#### [THE REQUEST]
Consider the data that follows and state how many lines contain the string "code", using the number alone.

:: ITEMS ::

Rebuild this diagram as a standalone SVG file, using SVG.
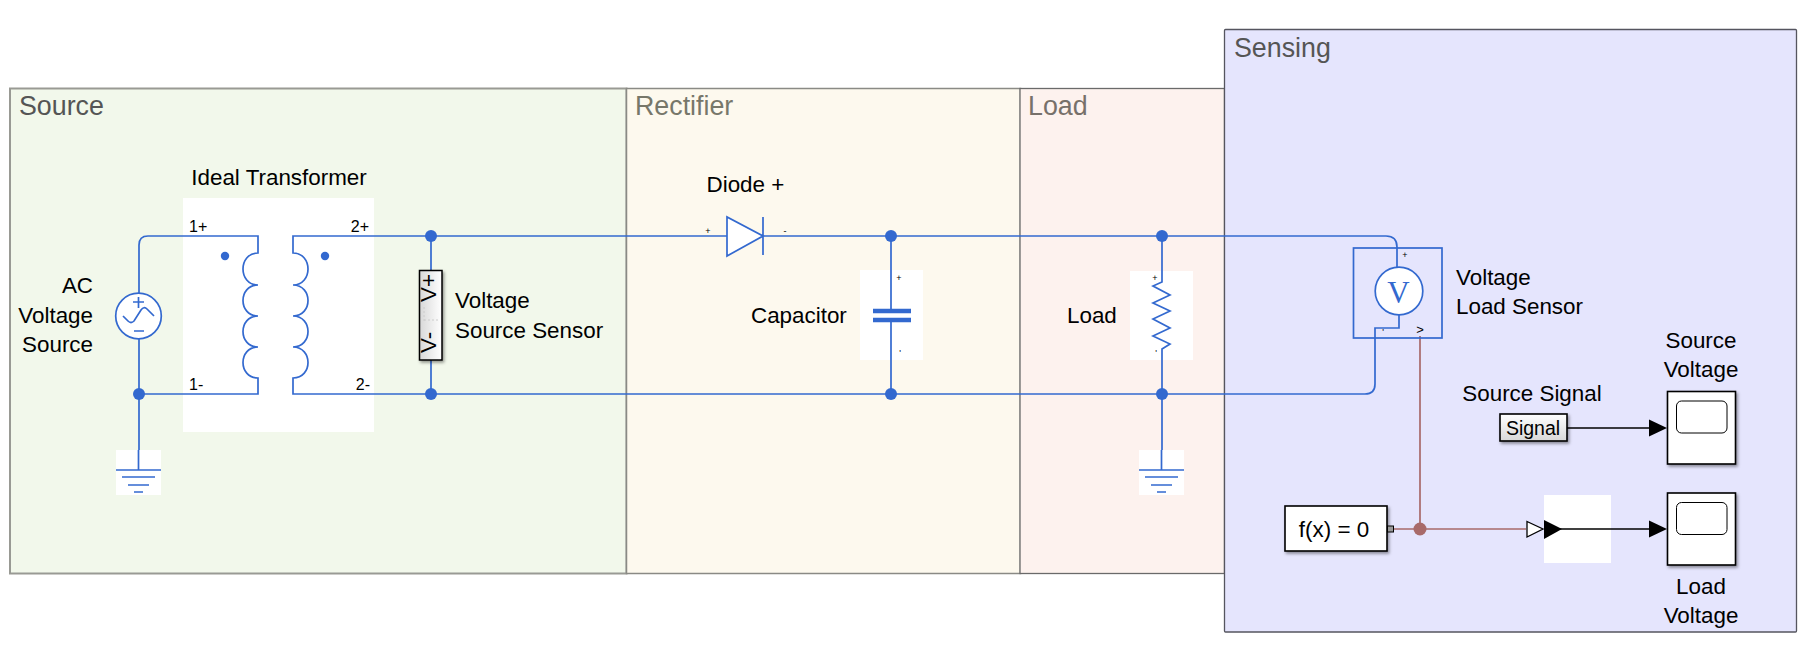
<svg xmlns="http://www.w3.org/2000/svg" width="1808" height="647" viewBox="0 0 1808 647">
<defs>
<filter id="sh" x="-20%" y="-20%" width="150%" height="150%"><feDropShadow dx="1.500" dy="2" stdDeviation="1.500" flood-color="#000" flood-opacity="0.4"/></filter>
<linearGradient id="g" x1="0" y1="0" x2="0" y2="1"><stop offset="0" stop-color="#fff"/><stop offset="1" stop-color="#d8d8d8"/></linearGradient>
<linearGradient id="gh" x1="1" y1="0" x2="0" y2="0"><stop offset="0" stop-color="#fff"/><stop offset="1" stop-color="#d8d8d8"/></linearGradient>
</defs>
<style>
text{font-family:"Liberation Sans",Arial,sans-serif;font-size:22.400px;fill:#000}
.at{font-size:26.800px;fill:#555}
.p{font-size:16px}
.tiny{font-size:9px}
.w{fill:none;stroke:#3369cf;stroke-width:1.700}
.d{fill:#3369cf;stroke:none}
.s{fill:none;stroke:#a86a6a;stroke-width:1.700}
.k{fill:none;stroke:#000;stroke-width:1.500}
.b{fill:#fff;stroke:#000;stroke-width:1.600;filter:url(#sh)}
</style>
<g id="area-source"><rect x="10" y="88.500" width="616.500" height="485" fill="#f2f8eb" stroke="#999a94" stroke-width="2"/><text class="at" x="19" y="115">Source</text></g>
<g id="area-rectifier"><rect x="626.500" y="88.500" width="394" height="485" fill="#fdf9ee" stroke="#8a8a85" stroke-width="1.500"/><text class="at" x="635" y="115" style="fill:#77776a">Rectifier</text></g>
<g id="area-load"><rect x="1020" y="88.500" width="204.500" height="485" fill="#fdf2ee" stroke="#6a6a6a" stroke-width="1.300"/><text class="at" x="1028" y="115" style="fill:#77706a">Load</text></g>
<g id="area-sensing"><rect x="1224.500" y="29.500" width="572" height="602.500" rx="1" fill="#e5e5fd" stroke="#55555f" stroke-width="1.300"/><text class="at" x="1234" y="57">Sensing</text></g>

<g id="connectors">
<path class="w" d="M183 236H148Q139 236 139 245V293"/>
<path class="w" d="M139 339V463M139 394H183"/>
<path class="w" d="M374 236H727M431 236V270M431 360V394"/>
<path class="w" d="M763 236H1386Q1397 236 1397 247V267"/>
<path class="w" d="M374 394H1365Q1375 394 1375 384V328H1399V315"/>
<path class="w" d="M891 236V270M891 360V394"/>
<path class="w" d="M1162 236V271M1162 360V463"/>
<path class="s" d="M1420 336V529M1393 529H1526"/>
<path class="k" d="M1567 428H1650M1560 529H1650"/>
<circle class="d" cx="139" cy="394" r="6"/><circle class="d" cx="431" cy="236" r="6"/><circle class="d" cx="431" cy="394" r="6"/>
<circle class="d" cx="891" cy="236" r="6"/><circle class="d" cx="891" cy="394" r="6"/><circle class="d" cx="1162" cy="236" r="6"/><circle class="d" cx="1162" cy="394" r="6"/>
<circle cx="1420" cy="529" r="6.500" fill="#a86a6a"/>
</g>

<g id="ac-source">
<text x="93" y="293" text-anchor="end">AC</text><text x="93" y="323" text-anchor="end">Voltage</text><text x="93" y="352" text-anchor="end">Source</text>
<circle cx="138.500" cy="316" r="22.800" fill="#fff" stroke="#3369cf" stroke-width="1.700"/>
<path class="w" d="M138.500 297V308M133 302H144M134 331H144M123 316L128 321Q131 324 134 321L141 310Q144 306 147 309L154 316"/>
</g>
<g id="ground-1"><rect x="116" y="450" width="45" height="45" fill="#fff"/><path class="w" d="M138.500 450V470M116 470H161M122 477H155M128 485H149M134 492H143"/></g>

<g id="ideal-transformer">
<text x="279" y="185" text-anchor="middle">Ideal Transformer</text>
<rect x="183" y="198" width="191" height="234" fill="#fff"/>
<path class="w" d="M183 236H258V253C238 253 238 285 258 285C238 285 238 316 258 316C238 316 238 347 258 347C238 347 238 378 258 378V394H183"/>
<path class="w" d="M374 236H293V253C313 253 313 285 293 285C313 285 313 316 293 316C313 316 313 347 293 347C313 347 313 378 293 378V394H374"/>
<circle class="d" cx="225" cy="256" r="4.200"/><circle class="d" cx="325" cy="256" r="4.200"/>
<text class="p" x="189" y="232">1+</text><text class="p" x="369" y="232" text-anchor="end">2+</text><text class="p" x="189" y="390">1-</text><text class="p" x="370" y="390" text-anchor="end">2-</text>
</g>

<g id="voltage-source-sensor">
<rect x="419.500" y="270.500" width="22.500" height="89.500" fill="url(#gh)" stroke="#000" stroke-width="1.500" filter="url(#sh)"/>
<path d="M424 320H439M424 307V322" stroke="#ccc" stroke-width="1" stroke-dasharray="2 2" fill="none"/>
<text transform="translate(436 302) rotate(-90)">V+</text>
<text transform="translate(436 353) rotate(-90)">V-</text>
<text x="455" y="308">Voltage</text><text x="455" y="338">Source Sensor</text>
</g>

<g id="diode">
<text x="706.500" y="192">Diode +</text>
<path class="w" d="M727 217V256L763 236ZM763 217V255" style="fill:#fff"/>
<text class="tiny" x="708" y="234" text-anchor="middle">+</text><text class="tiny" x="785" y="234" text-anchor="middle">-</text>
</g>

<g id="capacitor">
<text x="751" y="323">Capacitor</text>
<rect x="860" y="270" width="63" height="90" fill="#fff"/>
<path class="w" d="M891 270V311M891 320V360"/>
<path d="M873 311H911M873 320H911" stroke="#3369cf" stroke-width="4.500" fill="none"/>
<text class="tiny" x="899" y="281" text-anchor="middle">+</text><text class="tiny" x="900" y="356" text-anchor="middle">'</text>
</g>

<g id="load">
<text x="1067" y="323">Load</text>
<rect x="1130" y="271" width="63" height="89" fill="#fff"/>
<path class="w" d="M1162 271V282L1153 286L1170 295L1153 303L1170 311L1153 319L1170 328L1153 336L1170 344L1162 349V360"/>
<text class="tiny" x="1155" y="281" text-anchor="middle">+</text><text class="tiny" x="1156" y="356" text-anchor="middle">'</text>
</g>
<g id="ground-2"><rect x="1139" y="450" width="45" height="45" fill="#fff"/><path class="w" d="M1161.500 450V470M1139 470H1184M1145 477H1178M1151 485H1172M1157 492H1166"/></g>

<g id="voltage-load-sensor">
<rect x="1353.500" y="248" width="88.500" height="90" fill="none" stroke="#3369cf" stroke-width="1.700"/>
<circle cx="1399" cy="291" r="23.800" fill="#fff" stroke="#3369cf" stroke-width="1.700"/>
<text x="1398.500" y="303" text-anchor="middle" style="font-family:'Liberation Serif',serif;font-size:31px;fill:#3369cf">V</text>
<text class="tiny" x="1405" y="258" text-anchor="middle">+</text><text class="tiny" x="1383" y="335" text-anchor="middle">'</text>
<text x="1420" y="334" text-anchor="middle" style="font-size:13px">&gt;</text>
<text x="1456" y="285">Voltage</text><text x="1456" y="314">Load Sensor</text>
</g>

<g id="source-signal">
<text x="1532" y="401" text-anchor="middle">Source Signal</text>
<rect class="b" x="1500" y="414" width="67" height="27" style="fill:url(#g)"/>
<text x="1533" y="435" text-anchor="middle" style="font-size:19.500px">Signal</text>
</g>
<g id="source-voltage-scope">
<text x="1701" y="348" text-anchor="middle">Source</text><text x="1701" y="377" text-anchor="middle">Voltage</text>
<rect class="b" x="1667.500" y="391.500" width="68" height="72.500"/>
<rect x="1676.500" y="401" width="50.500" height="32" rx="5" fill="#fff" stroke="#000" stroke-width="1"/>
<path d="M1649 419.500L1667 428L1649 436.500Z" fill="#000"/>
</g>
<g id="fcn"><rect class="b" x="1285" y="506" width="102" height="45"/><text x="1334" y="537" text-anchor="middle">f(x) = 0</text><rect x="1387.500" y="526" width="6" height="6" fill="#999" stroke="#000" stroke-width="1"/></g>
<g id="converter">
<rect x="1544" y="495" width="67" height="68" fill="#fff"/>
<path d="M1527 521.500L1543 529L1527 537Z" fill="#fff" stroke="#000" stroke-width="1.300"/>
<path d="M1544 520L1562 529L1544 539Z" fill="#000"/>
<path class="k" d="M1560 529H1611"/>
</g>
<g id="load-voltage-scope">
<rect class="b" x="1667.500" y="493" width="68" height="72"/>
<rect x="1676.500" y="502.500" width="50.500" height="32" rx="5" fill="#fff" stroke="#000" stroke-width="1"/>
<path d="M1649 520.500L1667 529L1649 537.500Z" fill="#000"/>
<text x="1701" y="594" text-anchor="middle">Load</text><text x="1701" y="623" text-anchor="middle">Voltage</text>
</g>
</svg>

:::
:: ITEMS ::

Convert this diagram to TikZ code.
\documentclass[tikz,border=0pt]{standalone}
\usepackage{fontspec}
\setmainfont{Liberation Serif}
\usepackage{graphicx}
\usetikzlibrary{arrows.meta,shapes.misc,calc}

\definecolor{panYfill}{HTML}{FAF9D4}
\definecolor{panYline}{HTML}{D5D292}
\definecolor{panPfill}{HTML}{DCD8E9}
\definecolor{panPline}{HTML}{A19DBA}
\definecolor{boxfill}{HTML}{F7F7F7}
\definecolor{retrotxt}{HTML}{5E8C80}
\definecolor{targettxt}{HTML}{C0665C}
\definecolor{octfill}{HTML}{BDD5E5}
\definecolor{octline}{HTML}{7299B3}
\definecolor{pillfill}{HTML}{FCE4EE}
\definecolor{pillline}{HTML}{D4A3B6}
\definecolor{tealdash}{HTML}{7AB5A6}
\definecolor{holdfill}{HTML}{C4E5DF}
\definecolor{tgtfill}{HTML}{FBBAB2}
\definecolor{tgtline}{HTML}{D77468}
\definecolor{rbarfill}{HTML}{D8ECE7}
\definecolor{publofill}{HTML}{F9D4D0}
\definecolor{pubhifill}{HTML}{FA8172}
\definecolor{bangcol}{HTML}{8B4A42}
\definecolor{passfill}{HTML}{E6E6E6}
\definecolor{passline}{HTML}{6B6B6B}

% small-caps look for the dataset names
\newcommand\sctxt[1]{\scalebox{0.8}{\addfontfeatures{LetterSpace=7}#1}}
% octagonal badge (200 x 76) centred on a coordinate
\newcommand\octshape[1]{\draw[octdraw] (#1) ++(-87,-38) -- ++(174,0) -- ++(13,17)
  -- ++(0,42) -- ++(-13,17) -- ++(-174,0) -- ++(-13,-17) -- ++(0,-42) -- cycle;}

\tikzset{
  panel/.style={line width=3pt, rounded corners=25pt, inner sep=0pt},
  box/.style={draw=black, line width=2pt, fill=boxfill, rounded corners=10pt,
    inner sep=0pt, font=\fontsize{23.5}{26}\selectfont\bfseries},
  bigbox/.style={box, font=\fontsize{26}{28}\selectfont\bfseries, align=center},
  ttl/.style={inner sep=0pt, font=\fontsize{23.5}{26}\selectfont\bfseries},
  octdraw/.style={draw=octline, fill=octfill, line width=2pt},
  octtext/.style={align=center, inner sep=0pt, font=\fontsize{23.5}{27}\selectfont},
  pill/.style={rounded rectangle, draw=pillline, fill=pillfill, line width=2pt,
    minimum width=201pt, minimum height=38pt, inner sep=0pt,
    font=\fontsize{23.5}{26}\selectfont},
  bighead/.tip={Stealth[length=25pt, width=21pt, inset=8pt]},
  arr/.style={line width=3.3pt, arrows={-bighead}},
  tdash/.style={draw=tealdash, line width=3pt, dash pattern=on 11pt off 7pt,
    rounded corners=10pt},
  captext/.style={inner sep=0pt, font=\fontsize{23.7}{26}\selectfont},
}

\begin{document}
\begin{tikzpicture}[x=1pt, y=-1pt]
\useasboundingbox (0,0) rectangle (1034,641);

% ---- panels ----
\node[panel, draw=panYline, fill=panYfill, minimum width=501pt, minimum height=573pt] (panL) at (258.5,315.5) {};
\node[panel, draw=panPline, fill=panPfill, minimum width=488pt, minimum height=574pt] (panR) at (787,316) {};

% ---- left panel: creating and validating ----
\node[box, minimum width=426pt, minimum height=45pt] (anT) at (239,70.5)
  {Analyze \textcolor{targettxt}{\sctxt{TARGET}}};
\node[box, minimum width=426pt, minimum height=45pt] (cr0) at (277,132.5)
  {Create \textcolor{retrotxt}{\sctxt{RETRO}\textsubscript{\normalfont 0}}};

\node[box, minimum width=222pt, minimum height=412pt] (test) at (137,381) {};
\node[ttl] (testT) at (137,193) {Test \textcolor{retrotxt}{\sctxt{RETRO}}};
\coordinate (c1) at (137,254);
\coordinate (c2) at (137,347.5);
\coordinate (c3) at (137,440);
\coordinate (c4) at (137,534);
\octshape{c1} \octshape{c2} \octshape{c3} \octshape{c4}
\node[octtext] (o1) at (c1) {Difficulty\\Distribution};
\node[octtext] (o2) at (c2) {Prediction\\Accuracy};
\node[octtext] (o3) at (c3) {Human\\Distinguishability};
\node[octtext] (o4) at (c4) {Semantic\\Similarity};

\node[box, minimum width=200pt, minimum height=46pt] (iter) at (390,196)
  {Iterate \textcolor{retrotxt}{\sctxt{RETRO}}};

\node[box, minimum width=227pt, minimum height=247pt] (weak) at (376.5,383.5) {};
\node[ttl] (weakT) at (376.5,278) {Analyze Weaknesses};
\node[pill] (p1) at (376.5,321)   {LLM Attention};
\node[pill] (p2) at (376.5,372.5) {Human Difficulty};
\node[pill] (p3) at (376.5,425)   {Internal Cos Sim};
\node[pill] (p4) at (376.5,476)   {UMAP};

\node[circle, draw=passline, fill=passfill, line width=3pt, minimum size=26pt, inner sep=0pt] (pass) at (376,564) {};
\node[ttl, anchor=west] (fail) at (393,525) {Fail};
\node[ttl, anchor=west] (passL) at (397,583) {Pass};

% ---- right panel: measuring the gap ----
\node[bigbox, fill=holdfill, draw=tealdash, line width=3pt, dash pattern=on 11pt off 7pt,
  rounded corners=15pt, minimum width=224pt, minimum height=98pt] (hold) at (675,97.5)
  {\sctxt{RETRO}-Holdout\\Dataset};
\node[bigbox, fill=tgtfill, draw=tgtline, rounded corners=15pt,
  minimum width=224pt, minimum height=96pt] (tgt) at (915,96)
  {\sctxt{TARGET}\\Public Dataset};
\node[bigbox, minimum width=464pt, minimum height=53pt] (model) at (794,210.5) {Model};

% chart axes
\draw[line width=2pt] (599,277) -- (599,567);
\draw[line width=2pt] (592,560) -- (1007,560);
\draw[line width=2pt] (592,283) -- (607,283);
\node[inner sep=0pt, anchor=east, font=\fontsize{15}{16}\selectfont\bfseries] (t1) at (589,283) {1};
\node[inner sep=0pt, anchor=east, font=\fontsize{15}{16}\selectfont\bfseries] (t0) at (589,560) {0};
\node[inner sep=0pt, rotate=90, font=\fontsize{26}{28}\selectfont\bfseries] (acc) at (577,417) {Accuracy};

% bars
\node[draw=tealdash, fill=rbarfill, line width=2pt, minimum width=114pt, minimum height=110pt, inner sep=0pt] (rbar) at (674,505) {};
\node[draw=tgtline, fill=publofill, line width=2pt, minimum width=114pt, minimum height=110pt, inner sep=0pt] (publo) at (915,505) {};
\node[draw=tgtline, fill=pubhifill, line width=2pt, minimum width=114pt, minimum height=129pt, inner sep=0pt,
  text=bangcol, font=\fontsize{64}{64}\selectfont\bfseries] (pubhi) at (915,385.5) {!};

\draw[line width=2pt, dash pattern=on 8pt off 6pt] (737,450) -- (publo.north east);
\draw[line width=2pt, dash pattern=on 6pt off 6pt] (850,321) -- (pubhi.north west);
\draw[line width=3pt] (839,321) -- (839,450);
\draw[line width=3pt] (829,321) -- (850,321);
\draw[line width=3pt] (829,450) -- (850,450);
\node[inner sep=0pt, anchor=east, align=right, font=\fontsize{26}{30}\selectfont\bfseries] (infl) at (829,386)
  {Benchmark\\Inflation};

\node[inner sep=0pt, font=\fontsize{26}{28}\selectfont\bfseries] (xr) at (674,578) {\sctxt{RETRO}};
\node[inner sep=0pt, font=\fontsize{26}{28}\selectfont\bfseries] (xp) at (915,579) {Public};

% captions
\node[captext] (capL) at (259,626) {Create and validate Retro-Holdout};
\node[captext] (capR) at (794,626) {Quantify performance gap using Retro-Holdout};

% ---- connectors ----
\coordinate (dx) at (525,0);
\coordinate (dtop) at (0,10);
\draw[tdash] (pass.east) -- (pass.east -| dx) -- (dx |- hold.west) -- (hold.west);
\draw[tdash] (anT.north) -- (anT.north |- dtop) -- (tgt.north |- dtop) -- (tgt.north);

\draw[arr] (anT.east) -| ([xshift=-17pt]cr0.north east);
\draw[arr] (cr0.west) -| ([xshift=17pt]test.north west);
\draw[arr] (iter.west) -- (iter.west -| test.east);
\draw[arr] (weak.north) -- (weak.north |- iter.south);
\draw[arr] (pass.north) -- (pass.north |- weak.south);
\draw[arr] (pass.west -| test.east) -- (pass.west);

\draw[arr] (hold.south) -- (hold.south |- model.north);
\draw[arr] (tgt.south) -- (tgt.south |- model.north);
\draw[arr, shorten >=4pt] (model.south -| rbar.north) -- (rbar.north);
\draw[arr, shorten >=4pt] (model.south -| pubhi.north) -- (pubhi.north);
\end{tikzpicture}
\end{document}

:::
:: ITEMS ::

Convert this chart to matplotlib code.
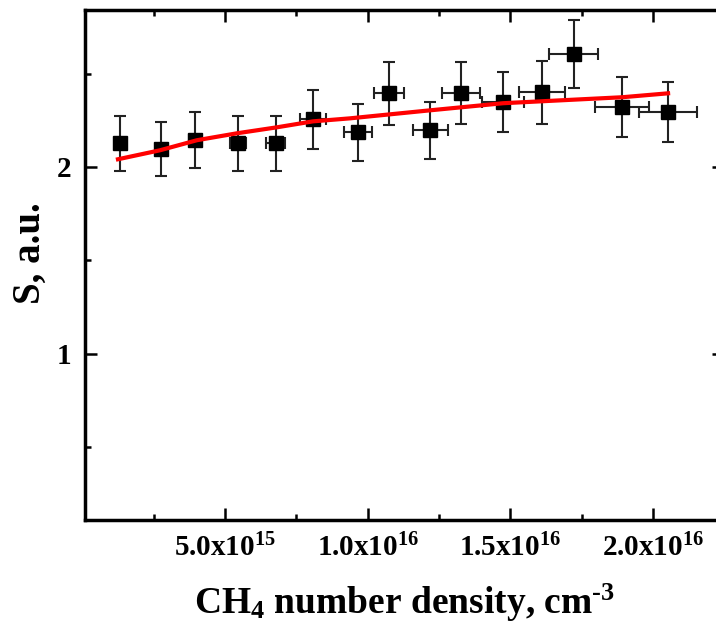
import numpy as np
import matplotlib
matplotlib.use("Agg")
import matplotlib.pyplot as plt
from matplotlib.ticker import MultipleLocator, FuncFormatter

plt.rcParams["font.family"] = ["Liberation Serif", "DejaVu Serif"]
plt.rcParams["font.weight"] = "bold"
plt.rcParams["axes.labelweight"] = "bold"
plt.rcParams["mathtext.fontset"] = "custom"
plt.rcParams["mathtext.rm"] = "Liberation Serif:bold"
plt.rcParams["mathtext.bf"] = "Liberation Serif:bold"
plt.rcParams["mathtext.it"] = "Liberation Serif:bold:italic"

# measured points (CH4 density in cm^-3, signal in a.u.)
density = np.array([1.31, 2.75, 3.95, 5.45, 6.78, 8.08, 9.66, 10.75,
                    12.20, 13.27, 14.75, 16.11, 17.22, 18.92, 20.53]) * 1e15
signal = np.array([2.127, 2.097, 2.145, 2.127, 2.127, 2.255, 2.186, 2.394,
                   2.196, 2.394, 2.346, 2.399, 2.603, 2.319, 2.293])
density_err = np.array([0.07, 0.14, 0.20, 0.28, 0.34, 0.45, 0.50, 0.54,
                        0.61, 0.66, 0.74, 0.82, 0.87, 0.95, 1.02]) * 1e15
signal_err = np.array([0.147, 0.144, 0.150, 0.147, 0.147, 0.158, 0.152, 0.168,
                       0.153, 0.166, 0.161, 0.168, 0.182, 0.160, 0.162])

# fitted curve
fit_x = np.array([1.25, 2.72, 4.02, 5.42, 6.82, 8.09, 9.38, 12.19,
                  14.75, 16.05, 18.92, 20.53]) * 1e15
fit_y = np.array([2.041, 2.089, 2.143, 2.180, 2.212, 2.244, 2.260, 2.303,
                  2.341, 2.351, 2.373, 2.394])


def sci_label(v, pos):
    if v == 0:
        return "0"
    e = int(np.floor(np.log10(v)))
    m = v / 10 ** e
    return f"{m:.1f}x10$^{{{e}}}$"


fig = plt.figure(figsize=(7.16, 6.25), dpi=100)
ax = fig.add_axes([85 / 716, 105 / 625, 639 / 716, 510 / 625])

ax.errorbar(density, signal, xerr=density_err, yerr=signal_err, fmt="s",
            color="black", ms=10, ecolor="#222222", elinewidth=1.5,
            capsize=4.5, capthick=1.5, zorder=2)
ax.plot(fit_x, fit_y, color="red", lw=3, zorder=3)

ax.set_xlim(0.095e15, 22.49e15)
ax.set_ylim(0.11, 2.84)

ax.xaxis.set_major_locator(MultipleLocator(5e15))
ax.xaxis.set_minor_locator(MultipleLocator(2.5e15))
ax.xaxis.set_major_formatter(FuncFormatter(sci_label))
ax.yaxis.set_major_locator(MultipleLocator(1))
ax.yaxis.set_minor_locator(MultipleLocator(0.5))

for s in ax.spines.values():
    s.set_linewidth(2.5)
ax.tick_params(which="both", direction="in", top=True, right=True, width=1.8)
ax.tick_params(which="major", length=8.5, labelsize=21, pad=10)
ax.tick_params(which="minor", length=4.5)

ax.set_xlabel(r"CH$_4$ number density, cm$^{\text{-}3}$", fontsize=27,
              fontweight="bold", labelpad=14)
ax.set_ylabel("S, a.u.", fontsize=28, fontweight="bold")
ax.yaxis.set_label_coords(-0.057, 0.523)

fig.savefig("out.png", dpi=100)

:::

#### [THE SOLUTION]
2